On Tuesday, Sep 24, 2002, at 16:41 US/Pacific, Phil Tanny wrote:
[kind words snipped]
>> There's also the problem of messages which don't come
>> from real people - postmaster, various autoresponders for websites,
>> etc. Would you want to be the guy at Yahoo who receives a flurry of
>> these every time an automatic notification goes out?
>
> In the current system, the Yahoo guy should use confirmed
> opt-in, which imposes an inconvenience upon his users, and
> loses him some of his audience.
>
> In a white list world, this confirm procedure can be replaced
> by the act of white listing, which involves an inconvenience
> for his users, and loses him some of his audience.

What I had in mind were things like the notifications people sign up 
for with stocks, new postings in message areas, order status changes, 
auction events, etc. The From address is a role 
("[EMAIL PROTECTED]"), not a person, so  it'll get a challenge 
from new subscribers every time a notice goes out.

There are also some mailing list specific problems apart from broken 
lists which rewrite From addresses (they deserve to be broken). A 
confirmed subscription requires an exchange which will fail until the 
user whitelists the subscription address. I'd need to check but I think 
there might also be a problem with the systems which use custom reply 
addresses to avoid the need to embed a distinctive tag in the body of 
the message - if your challenge-bot wasn't careful, it might 
automatically confirm any subscription verification!

The big problem with mailing lists is posting to a large list - picture 
what would happen if you posted a message to BUGTRAQ and received a 
challenge from any appreciable fraction of the 50,000-odd subscribers. 
I like a distributed trust system which would allow many people to 
simply check that some critical level of spammer votes hadn't been 
reached - basically a non-user-specific whitelist.

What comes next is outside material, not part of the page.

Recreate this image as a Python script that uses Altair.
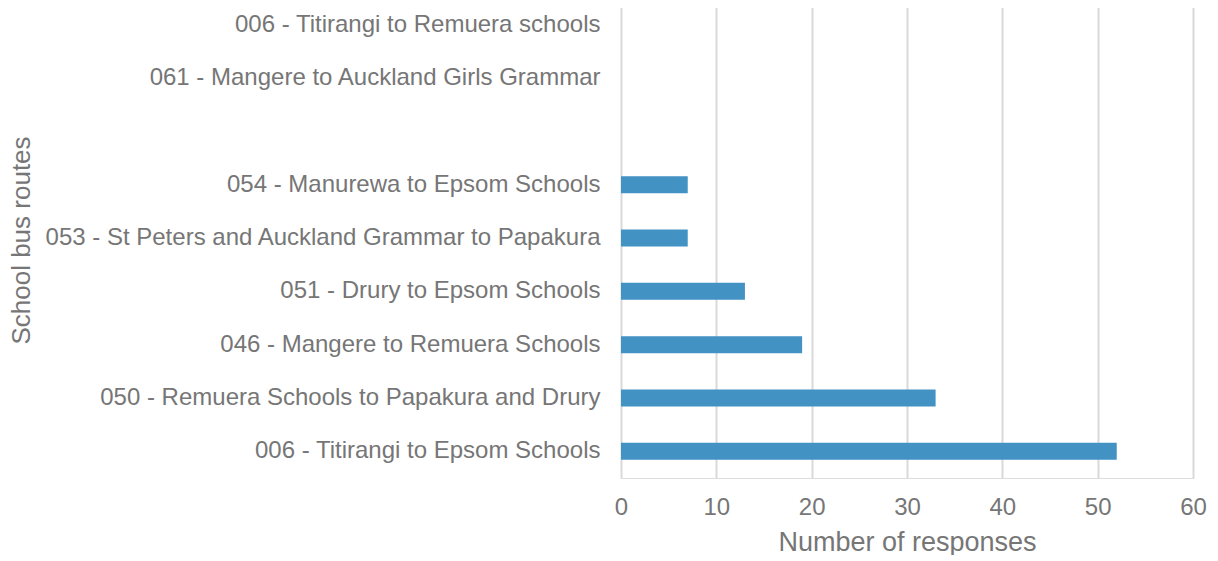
import altair as alt
import pandas as pd

routes = [
    "006 - Titirangi to Remuera schools",
    "061 - Mangere to Auckland Girls Grammar",
    " ",
    "054 - Manurewa to Epsom Schools",
    "053 - St Peters and Auckland Grammar to Papakura",
    "051 - Drury to Epsom Schools",
    "046 - Mangere to Remuera Schools",
    "050 - Remuera Schools to Papakura and Drury",
    "006 - Titirangi to Epsom Schools",
]
responses = [0, 0, None, 7, 7, 13, 19, 33, 52]
ticks = [0, 10, 20, 30, 40, 50, 60]

df = pd.DataFrame({"route": routes, "responses": responses})
df = df[df["responses"].notna()]

grey = "#767676"
font = "Liberation Sans"

chart = (
    alt.Chart(df)
    .mark_bar(color="#4292c4", size=17)
    .encode(
        x=alt.X(
            "responses:Q",
            title="Number of responses",
            scale=alt.Scale(domain=[0, 60], nice=False),
            axis=alt.Axis(
                values=ticks,
                grid=True,
                gridColor="#d9d9d9",
                gridWidth=2,
                domain=False,
                ticks=False,
                labelFlush=False,
                labelFontSize=24,
                labelColor=grey,
                labelPadding=17,
                titleFontSize=27,
                titleColor=grey,
                titleFontWeight="normal",
                titlePadding=10,
                labelFont=font,
                titleFont=font,
            ),
        ),
        y=alt.Y(
            "route:N",
            title="School bus routes",
            scale=alt.Scale(domain=routes, paddingInner=0, paddingOuter=0),
            axis=alt.Axis(
                grid=False,
                domain=False,
                ticks=False,
                labelFontSize=24,
                labelColor=grey,
                labelPadding=21,
                labelLimit=800,
                titleFontSize=26,
                titleColor=grey,
                titleFontWeight="normal",
                titleX=-587,
                titleY=242,
                titleAngle=270,
                titleBaseline="bottom",
                labelFont=font,
                titleFont=font,
            ),
        ),
    )
    .properties(width=572, height=480)
    .configure_view(strokeWidth=0)
    .configure(padding={"left": 0, "top": -10, "right": 0, "bottom": 0})
)

chart.save("out.html", embed_options={"renderer": "svg", "actions": False})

Unfortunately, this is a hard problem to solve since you have to think 
about the various ways people will try to game the system. Checking on 
spam reports prevents spammers from giving their throwaway accounts 
"non-spammer" votes from other throwaways but it allows people to start 
gaming the system. If nothing else, spammers could register throwaway 
accounts and start reporting almost everyone as spammers in an attempt 
to make the system unworkable. Biasing against new accounts helps there 
but I'm still not sure how we'd prevent a long term effort - picture a 
spammer registering an account, maybe even correctly reporting some of 
their competitors, and then suddenly going rogue. A web of trust where 
you can choose which users you trust helps but there's a big chicken 
and egg problem getting one started.